A show which probed the Earth lives of ‘alien abductees’ was little more than exploitation, says Lucy Bellerby
The Anomalous Mind Management Abductee Contactee Helpline, or AMMACH, is a special helpline for people who believe they have been abducted by aliens. I say believe, because of course it is all utter nonsense; yet the subjects of Confessions of an Alien Abductee (Channel 4) are utterly convinced that they have been beamed up from Somerfield’s car park and probed.
Chantelle is like nothing I have ever seen before. She’s a glorious mix; part Bette Lynche, part Liam Gallagher, with a three-foot cat’s bum on the top of her head. Her fingers are forever curled, vice-like, around the end of a Benson & Hedges. Her abductions usually occur after she’s eaten a KFC, and she actually quite likes them because the aliens feel like her family.

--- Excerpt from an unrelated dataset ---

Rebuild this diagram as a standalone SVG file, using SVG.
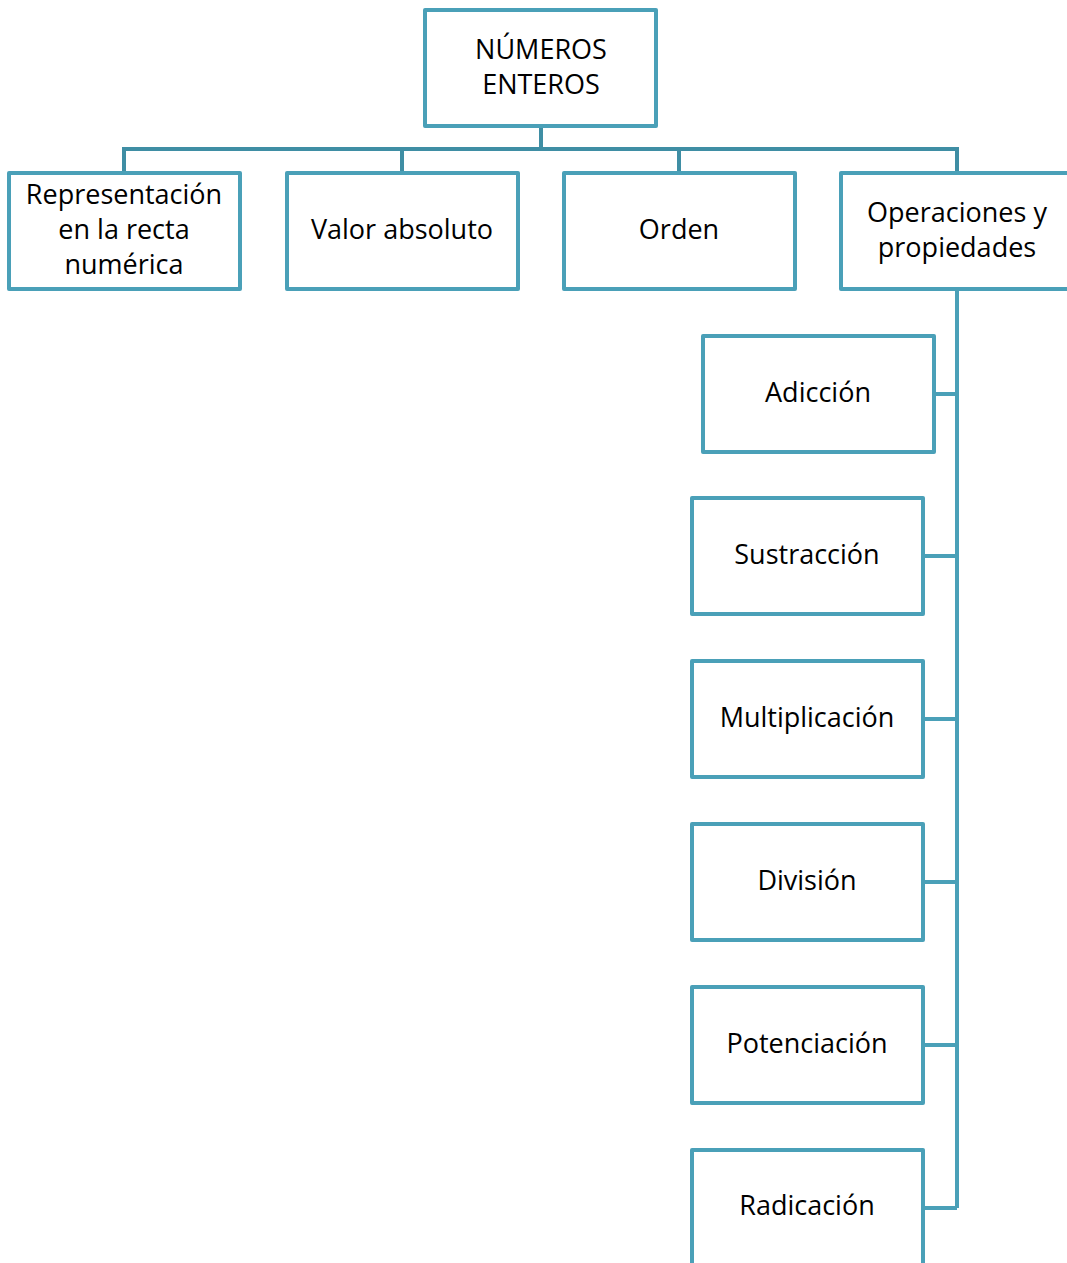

And that is the problem with this programme: whilst it is (guiltily) funny, it is also sad and voyeuristic. The people who ran the helpline seemed fairly compos mentis, but then they are making money from the whole thing. Without fail, all the other subjects were vulnerable and/or seemed to have some mental health issues.
One woman took part in a lie detector test to prove she had been abducted, and failed on all the questions asked. Not that there was any need for the test; when asked “have you ever made up things about your life to seem more interesting or to gain attention?”, her whole body froze with fear.

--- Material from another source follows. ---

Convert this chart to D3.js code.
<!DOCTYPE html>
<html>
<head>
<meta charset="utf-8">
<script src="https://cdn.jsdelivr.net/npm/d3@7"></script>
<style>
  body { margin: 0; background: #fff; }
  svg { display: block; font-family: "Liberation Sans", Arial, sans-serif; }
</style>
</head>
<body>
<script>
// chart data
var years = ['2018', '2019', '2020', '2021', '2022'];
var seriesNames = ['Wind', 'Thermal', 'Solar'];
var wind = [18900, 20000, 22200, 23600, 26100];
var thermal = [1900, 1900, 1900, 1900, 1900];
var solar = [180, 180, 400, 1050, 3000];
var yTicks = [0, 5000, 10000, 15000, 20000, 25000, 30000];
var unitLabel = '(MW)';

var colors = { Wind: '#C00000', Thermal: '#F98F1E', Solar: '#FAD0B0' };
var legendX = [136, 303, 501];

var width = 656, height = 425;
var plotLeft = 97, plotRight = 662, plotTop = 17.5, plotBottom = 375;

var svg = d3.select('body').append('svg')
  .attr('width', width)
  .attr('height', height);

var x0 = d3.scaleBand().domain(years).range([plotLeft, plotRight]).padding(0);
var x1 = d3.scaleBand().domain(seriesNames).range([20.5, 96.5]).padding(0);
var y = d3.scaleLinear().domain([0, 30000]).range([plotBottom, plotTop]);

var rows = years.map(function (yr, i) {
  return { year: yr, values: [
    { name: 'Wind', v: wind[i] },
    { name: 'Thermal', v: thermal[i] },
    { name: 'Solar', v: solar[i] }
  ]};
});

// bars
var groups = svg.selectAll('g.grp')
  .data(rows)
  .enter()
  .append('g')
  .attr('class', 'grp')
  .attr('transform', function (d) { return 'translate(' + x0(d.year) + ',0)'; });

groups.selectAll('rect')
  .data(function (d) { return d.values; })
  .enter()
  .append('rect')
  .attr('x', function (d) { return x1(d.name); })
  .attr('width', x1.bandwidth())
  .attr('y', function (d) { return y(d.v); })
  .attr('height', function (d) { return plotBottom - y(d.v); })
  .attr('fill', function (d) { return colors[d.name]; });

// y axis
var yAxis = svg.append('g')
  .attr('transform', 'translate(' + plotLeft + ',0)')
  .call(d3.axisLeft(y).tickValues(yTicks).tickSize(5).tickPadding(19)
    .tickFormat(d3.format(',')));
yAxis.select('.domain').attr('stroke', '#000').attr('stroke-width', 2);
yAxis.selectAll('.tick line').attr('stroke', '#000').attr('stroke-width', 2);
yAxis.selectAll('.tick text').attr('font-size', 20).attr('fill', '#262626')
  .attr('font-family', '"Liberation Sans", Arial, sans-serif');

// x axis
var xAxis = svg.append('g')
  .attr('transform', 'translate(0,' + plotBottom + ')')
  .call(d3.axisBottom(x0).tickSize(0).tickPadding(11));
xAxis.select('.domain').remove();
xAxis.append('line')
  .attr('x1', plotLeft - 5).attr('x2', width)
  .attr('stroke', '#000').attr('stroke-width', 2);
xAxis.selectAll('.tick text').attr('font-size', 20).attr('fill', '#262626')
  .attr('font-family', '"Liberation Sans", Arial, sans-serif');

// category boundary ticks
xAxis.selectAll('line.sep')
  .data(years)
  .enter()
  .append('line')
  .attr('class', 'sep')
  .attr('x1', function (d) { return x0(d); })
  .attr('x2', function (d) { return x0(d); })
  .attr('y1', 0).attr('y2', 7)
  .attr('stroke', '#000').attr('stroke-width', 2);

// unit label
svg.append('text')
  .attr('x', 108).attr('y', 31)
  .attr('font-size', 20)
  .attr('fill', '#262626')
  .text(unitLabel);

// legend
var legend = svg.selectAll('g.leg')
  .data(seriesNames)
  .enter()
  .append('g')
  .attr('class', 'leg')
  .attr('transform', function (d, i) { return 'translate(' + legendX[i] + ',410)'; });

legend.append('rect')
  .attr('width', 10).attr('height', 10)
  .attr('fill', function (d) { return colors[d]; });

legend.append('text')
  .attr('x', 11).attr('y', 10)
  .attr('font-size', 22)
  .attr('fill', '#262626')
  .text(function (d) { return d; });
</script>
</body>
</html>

I don’t think the film makers set out to make the subjects seem crackers; they already were. It’s hard to take someone like Simon seriously when he graphically explains the sex he has with his alien “cat mother”. But, perhaps patronisingly, I felt sorry for them, and worried about the abuse they might receive after the show had aired. It felt a little like peering in through some slightly grimy net curtains, watching Chantelle eating her KFC, and it left a bad taste in my mouth.
The general gist of Hollywood Me (Channel 4) is thus: England is crap. Everyone who lives here is grey and sludgy, living in a coal smudged tin shack on the outskirts of an industrial estate.
Hollywood, however, is shiny and puffed out. It is Michael Jackson rolled in glitter and stuffed up a peacock’s bum. So everyone that lives in the UK needs to have some LA style fabulousness administered to them, via IV or through the medium of neon Moroccan scatter cushions.
It’s basically Changing Rooms / Ground Force updated for 2013, complete with Laurence Llewelyn-Bowen mark II. I was really hoping that the show’s lucky protagonist (victim?) Emily would come home to a living room covered in roman stencilling and burst into distraught tears, like in the good old days.
On Changing Rooms, people would return to walls with bits of masking tape peeling off, giant MDF TV cabinets and always, always, a driftwood “feature”. It reflected the spirit of Great British DIY; start off with good intentions, get bored or run out of time halfway through, then finish it in a rush. You end up hot and dusty, with backache and paint flecks on everything you’re ever owned. It’s what we do, it’s how it should be.
Unless you go on Hollywood Me. Emily gets to sit in the back of a limo with Sharon Osbourne, looking sunburned and overwhelmed. She has a sheep placenta facial and tries on a load of flashy party dresses, while back home a bemused designer wonders around B&Q looking for a “Mauritian dresser”.
The whole thing was a celebration of pomp and cravats, but I kind of liked it. The only thing that was missing was a bit of Laurence; no living room is complete without an Aztec water feature.